To see the imported ones, I need to go to the import address. To view the imported functions, I press Ctrl+N.

Then, I follow it in the disassembler.

As we predicted, it has reserved space in the process, and it’s likely going to proceed in the same order as we did.

It’s written some data to the process.

However, we didn’t use GetModuleHandleA. Here, they’ve added GetModuleHandleA and GetProcAddress to the mix. GetModuleHandleA takes “kernel32.dll” as a parameter. GetProcAddress takes the LoadLibraryA function as a parameter. GetProcAddress is used to determine the location of LoadLibraryA. GetModuleHandle finds the address of kernel32.dll.
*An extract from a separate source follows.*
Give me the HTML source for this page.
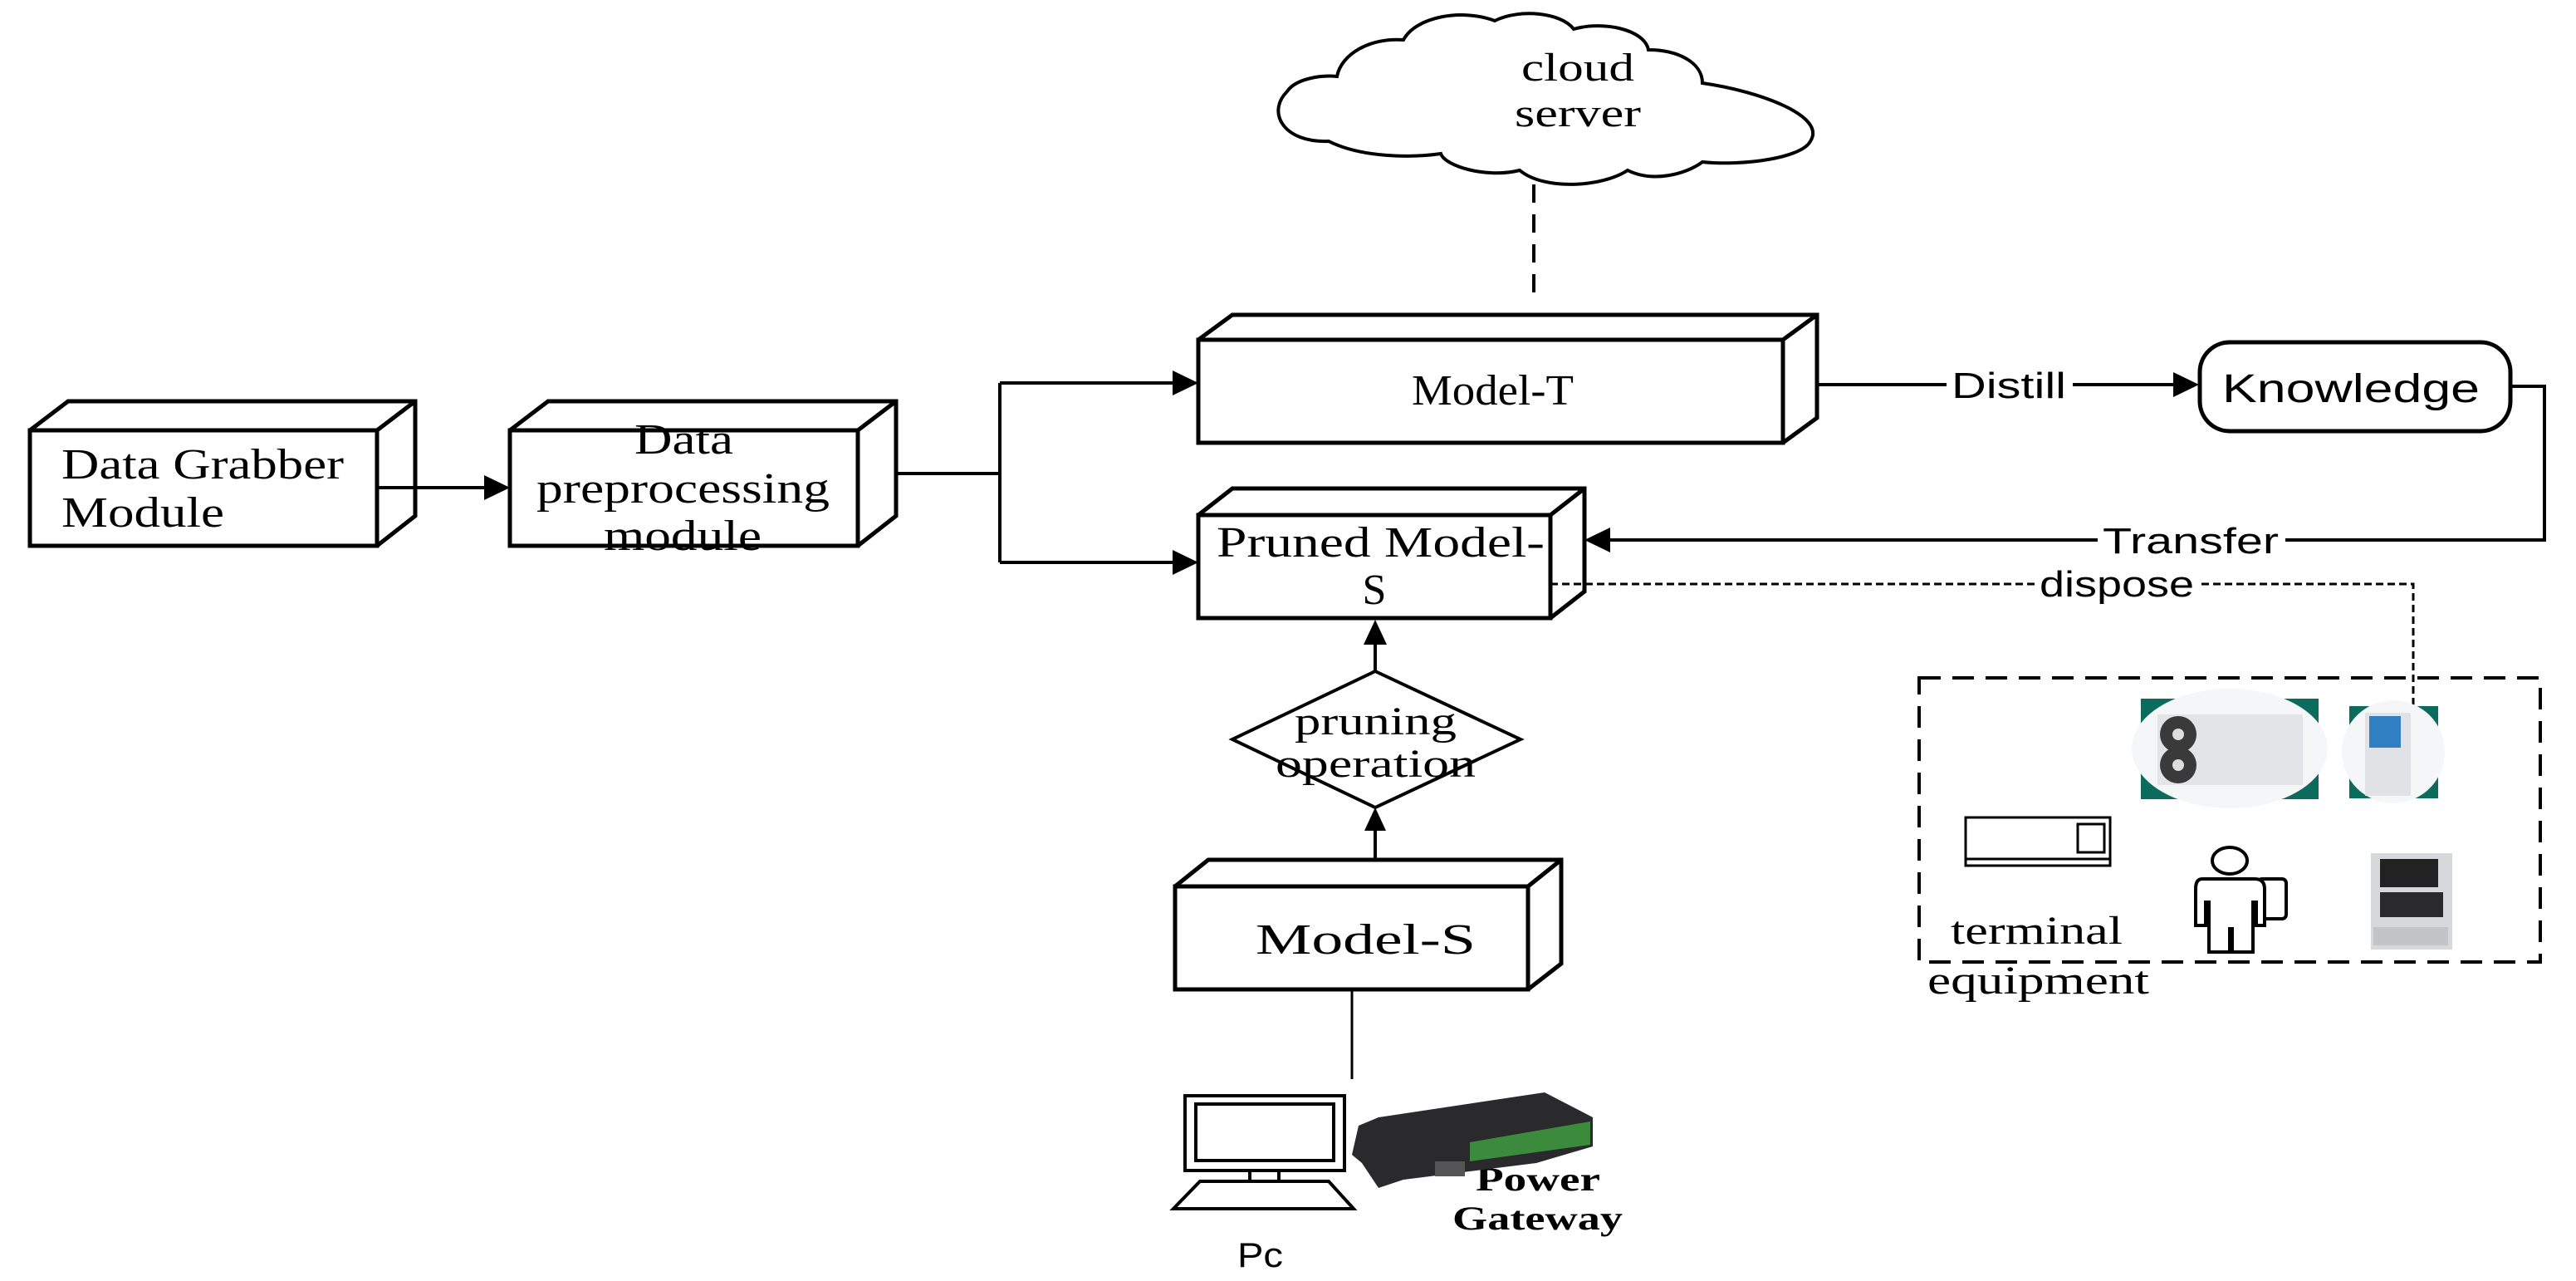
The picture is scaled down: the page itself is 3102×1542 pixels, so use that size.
<!DOCTYPE html>
<html><head><meta charset="utf-8"><style>
html,body{margin:0;padding:0;background:#fff;}
svg{display:block;}
.s{font-family:"Liberation Serif",serif;fill:#000;}
.a{font-family:"Liberation Sans",sans-serif;fill:#000;}
</style></head><body>
<svg width="3102" height="1542" viewBox="0 0 3102 1542" xmlns="http://www.w3.org/2000/svg">
<g fill="none" stroke="#000" stroke-width="5" stroke-linejoin="miter">
<path d="M36 518 H454 V657 H36 Z M36 518 L82 483 H500 V621 L454 657 M454 518 L500 483" fill="#fff"/>
<path d="M614 518 H1033 V657 H614 Z M614 518 L660 483 H1079 V621 L1033 657 M1033 518 L1079 483" fill="#fff"/>
<path d="M1443 409 H2147 V533 H1443 Z M1443 409 L1484 379 H2188 V503 L2147 533 M2147 409 L2188 379" fill="#fff"/>
<path d="M1443 620 H1867 V744 H1443 Z M1443 620 L1484 588 H1908 V712 L1867 744 M1867 620 L1908 588" fill="#fff"/>
<path d="M1415 1067 H1840 V1191 H1415 Z M1415 1067 L1455 1035 H1880 V1160 L1840 1191 M1840 1067 L1880 1035" fill="#fff"/>
<rect x="2649" y="412" width="374" height="107" rx="36" fill="#fff"/>
<path d="M1656 808 L1831 890 L1656 972 L1484 890 Z" fill="#fff" stroke-width="4"/>
</g>
<g fill="none" stroke="#000" stroke-width="4">
<path d="M454 587 H585"/>
<path d="M1079 570 H1204 M1204 461 V677 M1204 461 H1415 M1204 677 H1415"/>
<path d="M2190 463 H2620"/>
<path d="M3023 465 H3064 V650 H1935"/>
<path d="M1656 1035 V980 M1656 808 V770"/>
<path d="M1628 1191 V1299" stroke-width="3"/>
</g>
<g fill="#000">
<path d="M614 587 L583 572 V602 Z"/>
<path d="M1443 461 L1412 446 V476 Z"/>
<path d="M1443 677 L1412 662 V692 Z"/>
<path d="M2648 463 L2617 448 V478 Z"/>
<path d="M1908 650 L1939 635 V665 Z"/>
<path d="M1656 746 L1642 776 H1670 Z"/>
<path d="M1656 972 L1643 1000 H1669 Z"/>
</g>
<g fill="none" stroke="#000">
<path d="M1847 186 V362" stroke-width="4" stroke-dasharray="22 14"/>
<path d="M1867 703 H2906 V851" stroke-width="3" stroke-dasharray="9 5"/>
<rect x="2311" y="816" width="748" height="342" stroke-width="4" stroke-dasharray="26 14"/>
</g>
<g fill="#fff">
<rect x="2344" y="440" width="152" height="46"/>
<rect x="2526" y="627" width="226" height="46"/>
<rect x="2450" y="682" width="200" height="44"/>
</g>
<path d="M1600 170 C1545 172 1525 135 1550 110 C1560 95 1590 90 1610 92 C1615 65 1650 45 1690 48 C1705 20 1760 10 1800 25 C1830 10 1880 15 1895 35 C1930 25 1980 35 1985 60 C2020 60 2050 75 2050 100 C2120 110 2200 140 2180 170 C2170 190 2100 200 2050 195 C2030 210 1990 220 1960 205 C1930 225 1860 230 1830 205 C1790 215 1740 200 1735 185 C1700 190 1640 190 1600 170 Z" fill="#fff" stroke="#000" stroke-width="4"/>
<g class="s" font-size="52">
<text x="74" y="576" textLength="340" lengthAdjust="spacingAndGlyphs">Data Grabber</text>
<text x="74" y="634" textLength="196" lengthAdjust="spacingAndGlyphs">Module</text>
<text x="764" y="546" textLength="119" lengthAdjust="spacingAndGlyphs">Data</text>
<text x="646" y="605" textLength="353" lengthAdjust="spacingAndGlyphs">preprocessing</text>
<text x="727" y="662" textLength="190" lengthAdjust="spacingAndGlyphs">module</text>
<text x="1700" y="487" textLength="195" lengthAdjust="spacingAndGlyphs">Model-T</text>
<text x="1465" y="670" textLength="395" lengthAdjust="spacingAndGlyphs">Pruned Model-</text>
<text x="1655" y="727" text-anchor="middle">S</text>
<text x="1512" y="1148" textLength="265" lengthAdjust="spacingAndGlyphs">Model-S</text>
<text x="1559" y="884" textLength="195" lengthAdjust="spacingAndGlyphs" font-size="48">pruning</text>
<text x="1536" y="935" textLength="241" lengthAdjust="spacingAndGlyphs" font-size="48">operation</text>
<text x="1832" y="97" textLength="136" lengthAdjust="spacingAndGlyphs" font-size="48">cloud</text>
<text x="1824" y="152" textLength="152" lengthAdjust="spacingAndGlyphs" font-size="48">server</text>
<text x="2349" y="1136" textLength="207" lengthAdjust="spacingAndGlyphs" font-size="48">terminal</text>
<text x="2321" y="1196" textLength="267" lengthAdjust="spacingAndGlyphs" font-size="48">equipment</text>
<text x="1777" y="1433" textLength="150" lengthAdjust="spacingAndGlyphs" font-size="40" font-weight="bold">Power</text>
<text x="1749" y="1480" textLength="205" lengthAdjust="spacingAndGlyphs" font-size="40" font-weight="bold">Gateway</text>
</g>
<g class="a">
<text x="2676" y="484" textLength="310" lengthAdjust="spacingAndGlyphs" font-size="48">Knowledge</text>
<text x="2350" y="479" textLength="138" lengthAdjust="spacingAndGlyphs" font-size="44">Distill</text>
<text x="2532" y="666" textLength="212" lengthAdjust="spacingAndGlyphs" font-size="44">Transfer</text>
<text x="2456" y="718" textLength="186" lengthAdjust="spacingAndGlyphs" font-size="44">dispose</text>
<text x="1490" y="1525" textLength="55" lengthAdjust="spacingAndGlyphs" font-size="42">Pc</text>
</g>
<g fill="none" stroke="#000" stroke-width="4">
<rect x="1427" y="1319" width="192" height="90"/>
<rect x="1440" y="1329" width="166" height="68"/>
<path d="M1505 1409 V1422 M1540 1409 V1422"/>
<path d="M1445 1422 H1600 L1630 1455 H1413 Z"/>
</g>
<path d="M1636 1355 L1660 1345 L1860 1315 L1918 1345 L1918 1380 L1850 1400 L1690 1420 L1660 1430 L1640 1400 L1628 1390 Z" fill="#2a2a2c"/>
<path d="M1770 1375 L1915 1350 V1378 L1770 1398 Z" fill="#3c8a3c"/>
<rect x="1728" y="1398" width="36" height="18" fill="#555"/>
<rect x="2578" y="841" width="214" height="121" fill="#0b6b5c"/>
<ellipse cx="2685" cy="901" rx="118" ry="72" fill="#f4f6f8"/>
<rect x="2598" y="860" width="175" height="85" fill="#e2e4e8"/>
<circle cx="2623" cy="884" r="22" fill="#3a3a3a"/>
<circle cx="2623" cy="921" r="22" fill="#3a3a3a"/>
<circle cx="2623" cy="884" r="7" fill="#ddd"/>
<circle cx="2623" cy="921" r="7" fill="#ddd"/>
<rect x="2829" y="850" width="107" height="111" fill="#0b6b5c"/>
<ellipse cx="2882" cy="905" rx="62" ry="62" fill="#f4f6f8"/>
<rect x="2848" y="858" width="55" height="100" fill="#e0e2e6"/>
<rect x="2853" y="862" width="38" height="38" fill="#2f7fc2"/>
<g fill="none" stroke="#000" stroke-width="3">
<rect x="2367" y="984" width="174" height="50"/>
<rect x="2367" y="1034" width="174" height="8"/>
<rect x="2502" y="992" width="32" height="34"/>
</g>
<g fill="#fff" stroke="#000" stroke-width="4">
<ellipse cx="2685" cy="1036" rx="21" ry="16"/>
<rect x="2719" y="1058" width="34" height="48" rx="5"/>
<path d="M2652 1058 H2715 Q2727 1058 2727 1070 V1114 H2717 V1086 H2713 V1146 H2688 V1118 H2685 V1146 H2660 V1086 H2656 V1114 H2644 V1070 Q2644 1058 2652 1058 Z"/>
</g>
<rect x="2855" y="1027" width="98" height="116" fill="#d6d8dc"/>
<rect x="2866" y="1034" width="70" height="34" fill="#222"/>
<rect x="2866" y="1074" width="76" height="30" fill="#2a2a2e"/>
<rect x="2858" y="1116" width="90" height="22" fill="#c2c4c8"/>
</svg>
</body></html>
The address of kernel32.dll is in the stack, and GetProcAddress function fetches it and locates the address of LoadLibraryA.

When CreateRemoteThread is executed, let’s discuss the three things that will happen:

1. A new thread will be executed within our target process.
2. The LoadLibraryA function will run inside the new thread.
3. LoadLibraryA will load our DLL into the target process’s address space.

That concludes the explanation. The result is as follows:

Using Process Hacker, we can see that OllyDebug created kinject.exe, and kinject.exe, in turn, created notepad.exe.

Summary

The article presents a detailed static analysis of a file using PEStudio. Upon examination of the strings section, it’s revealed that the program offers a guide and mentions a process of injection. The article then delves into the program’s imported functions, which are essential for its operation. To further analyze, the author uses OllyDebug, supplying specific parameters to observe the program’s behavior. This analysis identifies the sequence in which the program injects a DLL into the notepad.exe process. The program employs functions like WriteProcessMemory, OpenProcess, VirtualAllocEx, and LoadLibraryA. A key observation is the utilization of GetModuleHandleA and GetProcAddress to determine function addresses. The article concludes by outlining the outcomes of executing CreateRemoteThread. Using Process Hacker, the cascading creation of processes is also demonstrated.